▶ [Exercise instructions]: All of the data should be repeated exactly; pictures are not part of the copy.
==== Material ====
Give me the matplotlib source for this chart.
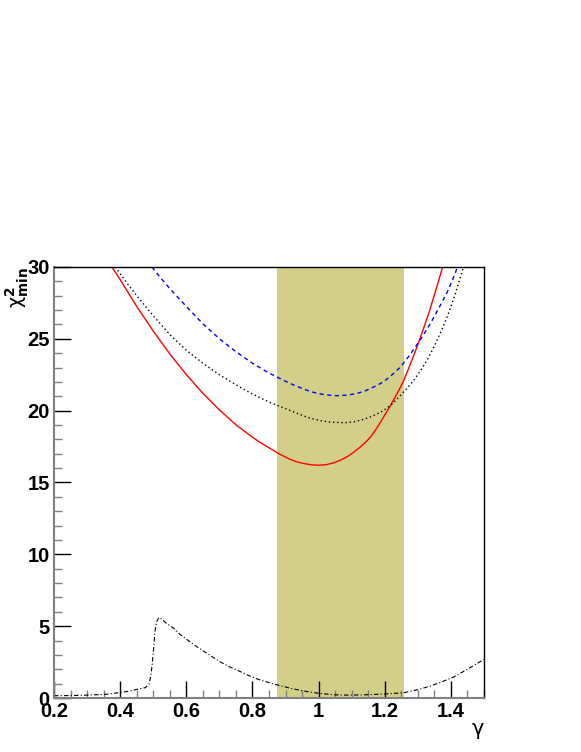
import matplotlib
matplotlib.use('Agg')
import matplotlib.pyplot as plt
from matplotlib.ticker import MultipleLocator, FormatStrFormatter

# values
g_red = [0.375, 0.40, 0.45, 0.50, 0.55, 0.60, 0.65, 0.70, 0.75, 0.80, 0.824,
         0.855, 0.875, 0.895, 0.915, 0.935, 0.955, 0.978, 1.0, 1.023, 1.046,
         1.066, 1.087, 1.107, 1.127, 1.143, 1.158, 1.173, 1.188, 1.203, 1.218,
         1.231, 1.243, 1.258, 1.276, 1.294, 1.314, 1.334, 1.352, 1.37, 1.375]
c_red = [30.0, 29.12, 27.25, 25.54, 23.95, 22.51, 21.21, 20.05, 19.02, 18.15, 17.77,
         17.35, 17.07, 16.82, 16.6, 16.43, 16.32, 16.23, 16.2, 16.24, 16.37,
         16.55, 16.8, 17.12, 17.49, 17.82, 18.19, 18.68, 19.23, 19.8, 20.39,
         20.92, 21.43, 22.13, 23.15, 24.22, 25.5, 26.85, 28.2, 29.6, 30.0]

g_blue = [0.496, 0.52, 0.55, 0.60, 0.65, 0.70, 0.75, 0.80, 0.85, 0.895, 0.925,
          0.955, 0.98, 1.006, 1.03, 1.057, 1.087, 1.117, 1.143, 1.168, 1.188,
          1.203, 1.225, 1.248, 1.27, 1.289, 1.315, 1.339, 1.365, 1.39, 1.405, 1.42]
c_blue = [30.0, 29.3, 28.5, 27.25, 26.05, 25.0, 24.1, 23.3, 22.62, 22.1, 21.78,
          21.5, 21.3, 21.16, 21.08, 21.04, 21.08, 21.2, 21.4, 21.66, 21.9,
          22.13, 22.55, 23.05, 23.7, 24.3, 25.2, 26.1, 27.2, 28.3, 29.1, 30.0]

g_dot = [0.385, 0.42, 0.45, 0.50, 0.55, 0.60, 0.65, 0.70, 0.75, 0.80, 0.855,
         0.885, 0.915, 0.945, 0.976, 1.006, 1.036, 1.077, 1.107, 1.137, 1.163,
         1.188, 1.205, 1.223, 1.24, 1.258, 1.275, 1.289, 1.31, 1.33, 1.35,
         1.37, 1.39, 1.41, 1.425, 1.438]
c_dot = [30.0, 28.9, 28.0, 26.6, 25.3, 24.2, 23.3, 22.5, 21.8, 21.15, 20.55,
         20.28, 20.0, 19.72, 19.46, 19.3, 19.2, 19.16, 19.22, 19.4, 19.62,
         19.9, 20.15, 20.48, 20.88, 21.32, 21.76, 22.15, 22.85, 23.6, 24.5,
         25.5, 26.6, 27.9, 29.0, 30.0]

g_dd = [0.2, 0.25, 0.30, 0.36, 0.42, 0.45, 0.476, 0.487, 0.493, 0.497, 0.501,
        0.505, 0.51, 0.517, 0.525, 0.54, 0.562, 0.58, 0.60, 0.63, 0.663, 0.70,
        0.73, 0.764, 0.79, 0.82, 0.865, 0.92, 0.966, 1.0, 1.047, 1.09, 1.137,
        1.2, 1.258, 1.30, 1.339, 1.37, 1.41, 1.45, 1.5]
c_dd = [0.16, 0.17, 0.2, 0.26, 0.45, 0.6, 0.72, 0.95, 1.6, 2.4, 3.4,
        4.6, 5.3, 5.6, 5.5, 5.2, 4.85, 4.45, 4.1, 3.6, 3.1, 2.55,
        2.18, 1.83, 1.55, 1.28, 0.97, 0.65, 0.44, 0.33, 0.22, 0.2, 0.22,
        0.28, 0.37, 0.58, 0.84, 1.1, 1.48, 2.0, 2.69]

band_lo = 0.873
band_hi = 1.258

plt.rcParams['font.family'] = ['Liberation Sans', 'DejaVu Sans']
plt.rcParams['mathtext.fontset'] = 'dejavusans'

fig = plt.figure(figsize=(5.81, 7.52), dpi=100)
ax = fig.add_axes([0.093, 0.0718, 0.740, 0.5732])

# shaded band
ax.axvspan(band_lo, band_hi, color='#d4cf88', lw=0, zorder=0)

ax.plot(g_red, c_red, color='red', lw=1.0, zorder=3)
ax.plot(g_blue, c_blue, color='blue', lw=1.0, linestyle=(0, (3, 2.5)), zorder=3)
ax.plot(g_dot, c_dot, color='black', lw=1.0, linestyle=(0, (1, 2)), zorder=3)
ax.plot(g_dd, c_dd, color='black', lw=0.8, linestyle=(0, (4, 2, 1, 2)), zorder=3)

ax.set_xlim(0.2, 1.5)
ax.set_ylim(0, 30)

ax.xaxis.set_major_locator(MultipleLocator(0.2))
ax.xaxis.set_minor_locator(MultipleLocator(0.05))
ax.yaxis.set_major_locator(MultipleLocator(5))
ax.yaxis.set_minor_locator(MultipleLocator(1))
ax.xaxis.set_major_formatter(FormatStrFormatter('%g'))

ax.tick_params(which='major', direction='in', length=12, width=1.0, color='black',
               labelsize=14.5, pad=3)
ax.tick_params(which='minor', direction='in', length=6, width=1.0, color='#808080')
ax.tick_params(top=False, right=False)
for lab in ax.get_xticklabels() + ax.get_yticklabels():
    lab.set_fontweight('bold')

for s in ['left', 'bottom']:
    ax.spines[s].set_color('#808080')
    ax.spines[s].set_linewidth(1.5)
for s in ['top', 'right']:
    ax.spines[s].set_color('black')
    ax.spines[s].set_linewidth(1.0)
for s in ax.spines.values():
    s.set_zorder(5)

fig.text(0.833, 0.030, 'γ', fontsize=15, ha='right', va='center',
         family='DejaVu Sans')
fig.text(0.029, 0.645, r'$\mathrm{\chi}^{\mathbf{2}}_{\mathbf{min}}$', fontsize=14,
         rotation=90, ha='center', va='top')

fig.savefig('out.png', dpi=100)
====
▶ [Answer]:
Give me the matplotlib source for this chart.
import matplotlib
matplotlib.use('Agg')
import matplotlib.pyplot as plt
from matplotlib.ticker import MultipleLocator, FormatStrFormatter

# values
g_red = [0.375, 0.40, 0.45, 0.50, 0.55, 0.60, 0.65, 0.70, 0.75, 0.80, 0.824,
         0.855, 0.875, 0.895, 0.915, 0.935, 0.955, 0.978, 1.0, 1.023, 1.046,
         1.066, 1.087, 1.107, 1.127, 1.143, 1.158, 1.173, 1.188, 1.203, 1.218,
         1.231, 1.243, 1.258, 1.276, 1.294, 1.314, 1.334, 1.352, 1.37, 1.375]
c_red = [30.0, 29.12, 27.25, 25.54, 23.95, 22.51, 21.21, 20.05, 19.02, 18.15, 17.77,
         17.35, 17.07, 16.82, 16.6, 16.43, 16.32, 16.23, 16.2, 16.24, 16.37,
         16.55, 16.8, 17.12, 17.49, 17.82, 18.19, 18.68, 19.23, 19.8, 20.39,
         20.92, 21.43, 22.13, 23.15, 24.22, 25.5, 26.85, 28.2, 29.6, 30.0]

g_blue = [0.496, 0.52, 0.55, 0.60, 0.65, 0.70, 0.75, 0.80, 0.85, 0.895, 0.925,
          0.955, 0.98, 1.006, 1.03, 1.057, 1.087, 1.117, 1.143, 1.168, 1.188,
          1.203, 1.225, 1.248, 1.27, 1.289, 1.315, 1.339, 1.365, 1.39, 1.405, 1.42]
c_blue = [30.0, 29.3, 28.5, 27.25, 26.05, 25.0, 24.1, 23.3, 22.62, 22.1, 21.78,
          21.5, 21.3, 21.16, 21.08, 21.04, 21.08, 21.2, 21.4, 21.66, 21.9,
          22.13, 22.55, 23.05, 23.7, 24.3, 25.2, 26.1, 27.2, 28.3, 29.1, 30.0]

g_dot = [0.385, 0.42, 0.45, 0.50, 0.55, 0.60, 0.65, 0.70, 0.75, 0.80, 0.855,
         0.885, 0.915, 0.945, 0.976, 1.006, 1.036, 1.077, 1.107, 1.137, 1.163,
         1.188, 1.205, 1.223, 1.24, 1.258, 1.275, 1.289, 1.31, 1.33, 1.35,
         1.37, 1.39, 1.41, 1.425, 1.438]
c_dot = [30.0, 28.9, 28.0, 26.6, 25.3, 24.2, 23.3, 22.5, 21.8, 21.15, 20.55,
         20.28, 20.0, 19.72, 19.46, 19.3, 19.2, 19.16, 19.22, 19.4, 19.62,
         19.9, 20.15, 20.48, 20.88, 21.32, 21.76, 22.15, 22.85, 23.6, 24.5,
         25.5, 26.6, 27.9, 29.0, 30.0]

g_dd = [0.2, 0.25, 0.30, 0.36, 0.42, 0.45, 0.476, 0.487, 0.493, 0.497, 0.501,
        0.505, 0.51, 0.517, 0.525, 0.54, 0.562, 0.58, 0.60, 0.63, 0.663, 0.70,
        0.73, 0.764, 0.79, 0.82, 0.865, 0.92, 0.966, 1.0, 1.047, 1.09, 1.137,
        1.2, 1.258, 1.30, 1.339, 1.37, 1.41, 1.45, 1.5]
c_dd = [0.16, 0.17, 0.2, 0.26, 0.45, 0.6, 0.72, 0.95, 1.6, 2.4, 3.4,
        4.6, 5.3, 5.6, 5.5, 5.2, 4.85, 4.45, 4.1, 3.6, 3.1, 2.55,
        2.18, 1.83, 1.55, 1.28, 0.97, 0.65, 0.44, 0.33, 0.22, 0.2, 0.22,
        0.28, 0.37, 0.58, 0.84, 1.1, 1.48, 2.0, 2.69]

band_lo = 0.873
band_hi = 1.258

plt.rcParams['font.family'] = ['Liberation Sans', 'DejaVu Sans']
plt.rcParams['mathtext.fontset'] = 'dejavusans'

fig = plt.figure(figsize=(5.81, 7.52), dpi=100)
ax = fig.add_axes([0.093, 0.0718, 0.740, 0.5732])

# shaded band
ax.axvspan(band_lo, band_hi, color='#d4cf88', lw=0, zorder=0)

ax.plot(g_red, c_red, color='red', lw=1.0, zorder=3)
ax.plot(g_blue, c_blue, color='blue', lw=1.0, linestyle=(0, (3, 2.5)), zorder=3)
ax.plot(g_dot, c_dot, color='black', lw=1.0, linestyle=(0, (1, 2)), zorder=3)
ax.plot(g_dd, c_dd, color='black', lw=0.8, linestyle=(0, (4, 2, 1, 2)), zorder=3)

ax.set_xlim(0.2, 1.5)
ax.set_ylim(0, 30)

ax.xaxis.set_major_locator(MultipleLocator(0.2))
ax.xaxis.set_minor_locator(MultipleLocator(0.05))
ax.yaxis.set_major_locator(MultipleLocator(5))
ax.yaxis.set_minor_locator(MultipleLocator(1))
ax.xaxis.set_major_formatter(FormatStrFormatter('%g'))

ax.tick_params(which='major', direction='in', length=12, width=1.0, color='black',
               labelsize=14.5, pad=3)
ax.tick_params(which='minor', direction='in', length=6, width=1.0, color='#808080')
ax.tick_params(top=False, right=False)
for lab in ax.get_xticklabels() + ax.get_yticklabels():
    lab.set_fontweight('bold')

for s in ['left', 'bottom']:
    ax.spines[s].set_color('#808080')
    ax.spines[s].set_linewidth(1.5)
for s in ['top', 'right']:
    ax.spines[s].set_color('black')
    ax.spines[s].set_linewidth(1.0)
for s in ax.spines.values():
    s.set_zorder(5)

fig.text(0.833, 0.030, 'γ', fontsize=15, ha='right', va='center',
         family='DejaVu Sans')
fig.text(0.029, 0.645, r'$\mathrm{\chi}^{\mathbf{2}}_{\mathbf{min}}$', fontsize=14,
         rotation=90, ha='center', va='top')

fig.savefig('out.png', dpi=100)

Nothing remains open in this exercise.